[START SOURCE MATERIAL]

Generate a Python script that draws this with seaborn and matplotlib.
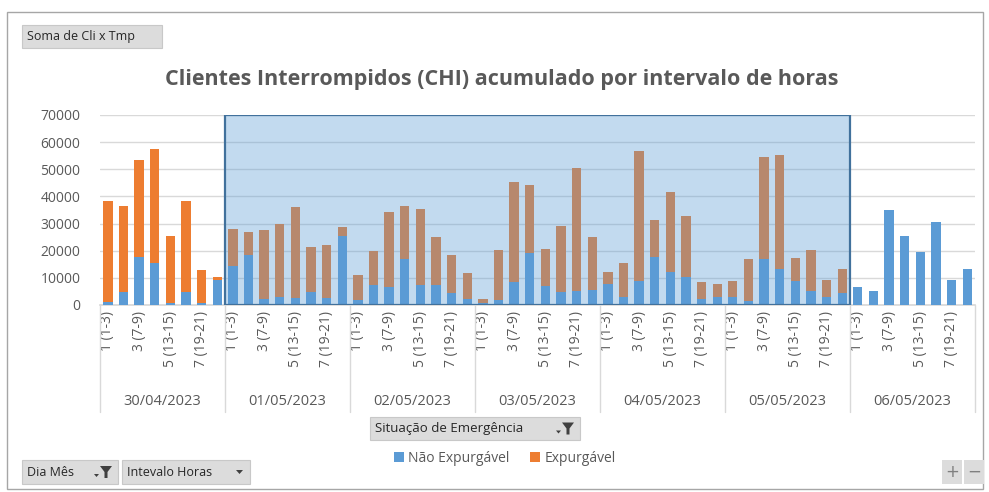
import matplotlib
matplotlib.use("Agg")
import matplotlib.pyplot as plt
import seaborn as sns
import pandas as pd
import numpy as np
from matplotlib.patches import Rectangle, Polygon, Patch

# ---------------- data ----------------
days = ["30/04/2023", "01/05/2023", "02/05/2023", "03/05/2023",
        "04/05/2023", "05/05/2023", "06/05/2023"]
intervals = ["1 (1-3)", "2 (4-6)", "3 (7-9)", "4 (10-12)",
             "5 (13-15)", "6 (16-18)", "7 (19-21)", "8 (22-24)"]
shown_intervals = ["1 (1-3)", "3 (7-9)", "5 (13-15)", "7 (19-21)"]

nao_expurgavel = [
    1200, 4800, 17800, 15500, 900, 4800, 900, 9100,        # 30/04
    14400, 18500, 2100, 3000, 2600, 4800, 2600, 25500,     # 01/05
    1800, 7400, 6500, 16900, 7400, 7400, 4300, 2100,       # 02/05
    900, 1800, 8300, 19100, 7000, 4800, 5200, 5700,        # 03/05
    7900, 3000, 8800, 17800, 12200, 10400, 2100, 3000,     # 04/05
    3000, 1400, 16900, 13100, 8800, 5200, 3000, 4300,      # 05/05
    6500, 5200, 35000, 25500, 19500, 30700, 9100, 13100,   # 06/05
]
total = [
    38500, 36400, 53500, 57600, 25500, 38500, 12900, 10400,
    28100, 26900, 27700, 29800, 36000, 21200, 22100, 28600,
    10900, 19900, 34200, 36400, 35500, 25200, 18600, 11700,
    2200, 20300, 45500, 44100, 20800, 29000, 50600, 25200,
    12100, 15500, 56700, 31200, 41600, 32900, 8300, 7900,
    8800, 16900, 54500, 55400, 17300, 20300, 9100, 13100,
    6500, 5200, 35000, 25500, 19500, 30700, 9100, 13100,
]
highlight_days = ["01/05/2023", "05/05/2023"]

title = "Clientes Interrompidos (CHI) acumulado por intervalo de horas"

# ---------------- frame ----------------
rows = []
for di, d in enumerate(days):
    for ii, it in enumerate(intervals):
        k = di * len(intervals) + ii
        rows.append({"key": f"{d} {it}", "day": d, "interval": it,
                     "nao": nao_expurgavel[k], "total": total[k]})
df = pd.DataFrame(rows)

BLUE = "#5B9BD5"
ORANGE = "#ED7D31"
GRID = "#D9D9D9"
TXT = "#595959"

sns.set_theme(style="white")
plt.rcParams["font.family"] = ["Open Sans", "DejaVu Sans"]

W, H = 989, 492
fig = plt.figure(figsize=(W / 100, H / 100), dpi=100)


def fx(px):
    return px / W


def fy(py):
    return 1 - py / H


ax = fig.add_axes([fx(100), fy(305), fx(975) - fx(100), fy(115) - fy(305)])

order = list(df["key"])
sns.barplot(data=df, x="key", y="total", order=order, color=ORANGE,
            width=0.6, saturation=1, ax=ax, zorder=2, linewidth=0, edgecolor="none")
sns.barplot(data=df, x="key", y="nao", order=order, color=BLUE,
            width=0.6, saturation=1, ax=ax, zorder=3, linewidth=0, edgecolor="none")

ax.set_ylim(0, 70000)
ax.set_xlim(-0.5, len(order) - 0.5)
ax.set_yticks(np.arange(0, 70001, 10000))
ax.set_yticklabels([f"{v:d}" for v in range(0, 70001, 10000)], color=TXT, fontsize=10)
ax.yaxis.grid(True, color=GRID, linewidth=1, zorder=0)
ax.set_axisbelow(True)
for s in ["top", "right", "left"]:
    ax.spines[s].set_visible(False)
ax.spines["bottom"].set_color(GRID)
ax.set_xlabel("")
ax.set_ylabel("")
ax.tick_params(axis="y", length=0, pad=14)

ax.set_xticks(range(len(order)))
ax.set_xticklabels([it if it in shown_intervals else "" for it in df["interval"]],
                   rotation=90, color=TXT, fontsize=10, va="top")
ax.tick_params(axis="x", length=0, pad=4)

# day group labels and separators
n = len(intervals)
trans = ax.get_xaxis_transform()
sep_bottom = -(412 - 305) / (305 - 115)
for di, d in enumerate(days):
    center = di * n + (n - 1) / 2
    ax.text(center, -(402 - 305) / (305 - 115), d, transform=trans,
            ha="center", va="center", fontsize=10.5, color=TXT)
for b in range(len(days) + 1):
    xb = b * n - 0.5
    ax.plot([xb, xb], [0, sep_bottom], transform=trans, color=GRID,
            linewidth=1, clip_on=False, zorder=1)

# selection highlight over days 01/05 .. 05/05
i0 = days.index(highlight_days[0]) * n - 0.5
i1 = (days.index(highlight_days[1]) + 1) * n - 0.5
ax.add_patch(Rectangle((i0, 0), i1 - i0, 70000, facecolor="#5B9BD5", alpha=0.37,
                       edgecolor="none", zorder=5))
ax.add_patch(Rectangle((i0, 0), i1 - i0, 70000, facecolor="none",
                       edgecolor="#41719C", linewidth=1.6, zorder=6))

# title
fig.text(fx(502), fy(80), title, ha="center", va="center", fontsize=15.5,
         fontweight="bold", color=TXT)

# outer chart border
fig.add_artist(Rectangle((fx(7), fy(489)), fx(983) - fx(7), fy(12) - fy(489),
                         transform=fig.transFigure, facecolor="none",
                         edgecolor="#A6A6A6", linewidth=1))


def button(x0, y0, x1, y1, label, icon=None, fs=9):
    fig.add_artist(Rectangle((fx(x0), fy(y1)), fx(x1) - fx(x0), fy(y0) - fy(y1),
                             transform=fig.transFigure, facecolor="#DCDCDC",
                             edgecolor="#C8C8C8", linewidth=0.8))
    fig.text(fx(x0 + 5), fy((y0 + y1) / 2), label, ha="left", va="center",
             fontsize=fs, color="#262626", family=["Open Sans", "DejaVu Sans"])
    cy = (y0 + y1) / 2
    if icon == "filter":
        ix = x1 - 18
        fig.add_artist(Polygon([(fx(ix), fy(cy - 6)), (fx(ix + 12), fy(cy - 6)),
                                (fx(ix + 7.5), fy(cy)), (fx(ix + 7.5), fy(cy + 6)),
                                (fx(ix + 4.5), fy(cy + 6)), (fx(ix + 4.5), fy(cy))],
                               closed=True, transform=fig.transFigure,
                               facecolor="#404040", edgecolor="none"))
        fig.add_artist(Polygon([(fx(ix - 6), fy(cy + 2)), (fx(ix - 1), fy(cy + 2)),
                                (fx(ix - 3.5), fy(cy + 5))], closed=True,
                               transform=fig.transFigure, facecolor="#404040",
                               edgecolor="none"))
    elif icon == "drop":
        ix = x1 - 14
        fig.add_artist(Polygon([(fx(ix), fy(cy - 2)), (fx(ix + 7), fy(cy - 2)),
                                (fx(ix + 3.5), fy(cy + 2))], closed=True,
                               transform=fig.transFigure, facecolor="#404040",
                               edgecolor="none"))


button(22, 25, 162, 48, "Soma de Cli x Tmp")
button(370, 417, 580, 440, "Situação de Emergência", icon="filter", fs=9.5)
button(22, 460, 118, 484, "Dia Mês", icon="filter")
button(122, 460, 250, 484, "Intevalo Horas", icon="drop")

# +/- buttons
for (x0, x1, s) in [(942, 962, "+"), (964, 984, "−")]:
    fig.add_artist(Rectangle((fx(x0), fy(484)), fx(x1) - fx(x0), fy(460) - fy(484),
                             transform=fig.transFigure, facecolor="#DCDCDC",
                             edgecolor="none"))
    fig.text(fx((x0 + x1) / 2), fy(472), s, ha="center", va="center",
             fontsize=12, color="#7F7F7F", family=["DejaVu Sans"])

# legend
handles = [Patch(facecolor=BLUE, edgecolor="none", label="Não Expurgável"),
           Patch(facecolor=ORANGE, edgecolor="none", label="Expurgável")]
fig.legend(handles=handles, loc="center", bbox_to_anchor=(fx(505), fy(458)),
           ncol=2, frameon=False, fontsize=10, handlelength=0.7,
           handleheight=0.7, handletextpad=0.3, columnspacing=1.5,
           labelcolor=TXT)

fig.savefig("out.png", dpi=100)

[END SOURCE MATERIAL]

# REQUEST:
For this exercise, gather every line of the data that contains the word "seaborn".

# THE ANSWER:
Generate a Python script that draws this with seaborn and matplotlib.
import seaborn as sns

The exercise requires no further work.